'Remember Me' is a story of love, loss and regret. It's about various characters who are stuck in a cycle of pain and constant reminders of their grief and are consumed by a hunger for some sort of retribution, even though payback will never diminish what they feel. On paper this movie sounds sickeningly over-kill, but if you can keep an open mind then it could really surprise you.
The Hawkins family are broken. Since they lost Michael on his 22nd birthday, nobody's life has been the same. His 21-year-old brother Tyler (Pattinson) is angry at the world in general, but particularly his workaholic father, Charles (Brosnan), driving him to drinking binges and street-brawls. His 11-year-old sister Caroline (Jerins) becomes withdrawn and socially awkward, making her ideal fodder for the bullies at her school. Their father acts like he doesn't care about them or their problems, while their long-suffering mother (Olin) tries her best to keep everyone's heads above water, for the sake of getting on with life and working towards something that resembles normality.
The Craig family aren't holding it together much better either. College student Ally (de Ravin) is relatively well-adjusted despite the fact that she saw her mother being murdered as a child, some 10 years beforehand. Now, because she's all he's got, her police sergeant father (Cooper) is overbearingly over-protective of her.
The families' paths are to cross when Tyler gets on the wrong side of Ally's dad during a night out with his slacker roommate Aidan (Ellington), getting himself arrested for mouthing off in the name of justice. That could be the end of the matter but for the fact that Aidan decides that revenge is in order, coming up with a masterplan for Tyler to seduce the cop's daughter and then break her heart. Ally, suspecting nothing, falls for Tyler, his matching broken heart and the sense of loss he also clings on to.
So much of the movie from here on in hangs on a blame game - Tyler blames his father for his brother's death, Sgt Craig blames himself for his wife's murder and poor little Caroline blames herself for her family falling apart. And it is through these difficult storylines that a sense of the characters really develops.
'Remember Me' could have been one of those films that tried to do too much and managed to say nothing at all, but it's not. A strong script and some solid performances carry the drama and it becomes difficult not to become emotionally invested in the intertwined stories of these two scarred families. 'Twilight' phenomenon Robert Pattinson is the surprise package here, ably shifting from angry young man in self-destruct mode to the hero big brother and really getting to grips with the all-consuming grief of his tortured character. And, based on this performance, young star Ruby Jerins (also of 'Nurse Jackie' fame) is one to watch for the future. She is heartbreakingly sincere in what is the very challenging role of a traumatised child, who just can't seem to fit in anywhere.

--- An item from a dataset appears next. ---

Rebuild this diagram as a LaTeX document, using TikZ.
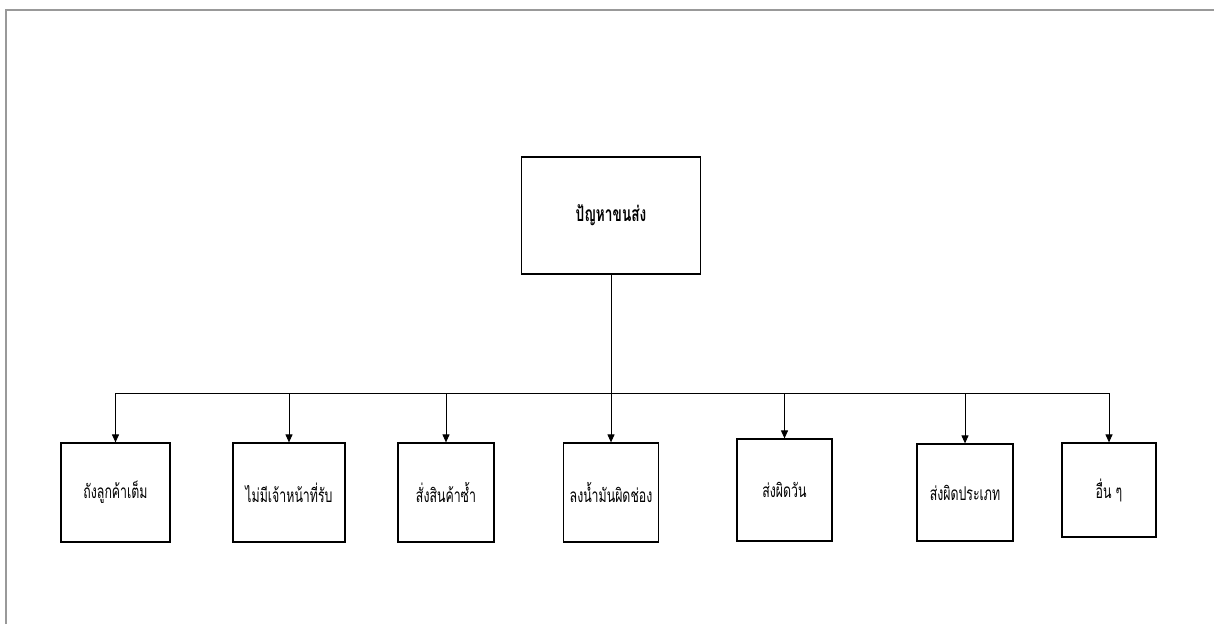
\documentclass[tikz,border=0pt]{standalone}
\usepackage{fontspec}
\usetikzlibrary{arrows.meta}
\newfontfamily\thailabel[Script=Thai,FakeStretch=0.65]{Loma}
\begin{document}
\begin{tikzpicture}[x=1pt,y=-1pt,
  box/.style={draw=black, line width=1.2pt, inner sep=0pt, align=center,
    font=\thailabel\fontsize{19}{22}\selectfont},
  headbox/.style={box, font=\thailabel\bfseries\fontsize{21}{24}\selectfont},
  link/.style={draw=black, line width=1pt},
  arr/.style={link, -{Triangle[length=8pt,width=7pt]}}]
\useasboundingbox (0,0) rectangle (1214,624);
% outer frame: top and left edges
\draw[gray!80, line width=1.5pt] (6,624) -- (6,10) -- (1214,10);

% root
\node[headbox, minimum width=179pt, minimum height=117pt] (root) at (611,215.5) {ปัญหาขนส่ง};

% causes
\node[box, minimum width=109pt, minimum height=99pt]  (c1) at (115.5,492.5) {ถังลูกค้าเต็ม};
\node[box, minimum width=112pt, minimum height=99pt]  (c2) at (289,492.5)   {ไม่มีเจ้าหน้าที่รับ};
\node[box, minimum width=96pt,  minimum height=99pt]  (c3) at (446,492.5)   {สั่งสินค้าซ้ำ};
\node[box, minimum width=95pt,  minimum height=99pt]  (c4) at (611,492.5)   {ลงน้ำมันผิดช่อง};
\node[box, minimum width=95pt,  minimum height=102pt] (c5) at (784.5,490)   {ส่งผิดวัน};
\node[box, minimum width=96pt,  minimum height=97pt]  (c6) at (965,492.5)   {ส่งผิดประเภท};
\node[box, minimum width=94pt,  minimum height=94pt]  (c7) at (1109,490)    {อื่น ๆ};

% distribution bus
\coordinate (bus) at (611,393);
\draw[link] (root.south) -- (bus);
\draw[link] (c1.north |- bus) -- (c7.north |- bus);
\foreach \c in {c1,c2,c3,c4,c5,c6,c7}
  \draw[arr] (\c.north |- bus) -- (\c.north);
\end{tikzpicture}
\end{document}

Her interactions with Pattinson, who plays her older brother, make for some of the most touching scenes of the movie. Pierce Brosnan is also stand-out, as their seemingly cold, work-obsessed father, who doesn't really seem to know how to love his own children but is all about saving face.
'Remember Me' is the kind of movie that strikes a chord. Some will, no doubt, find the ending a low point but maybe, just maybe, life is more like that than we would care to admit.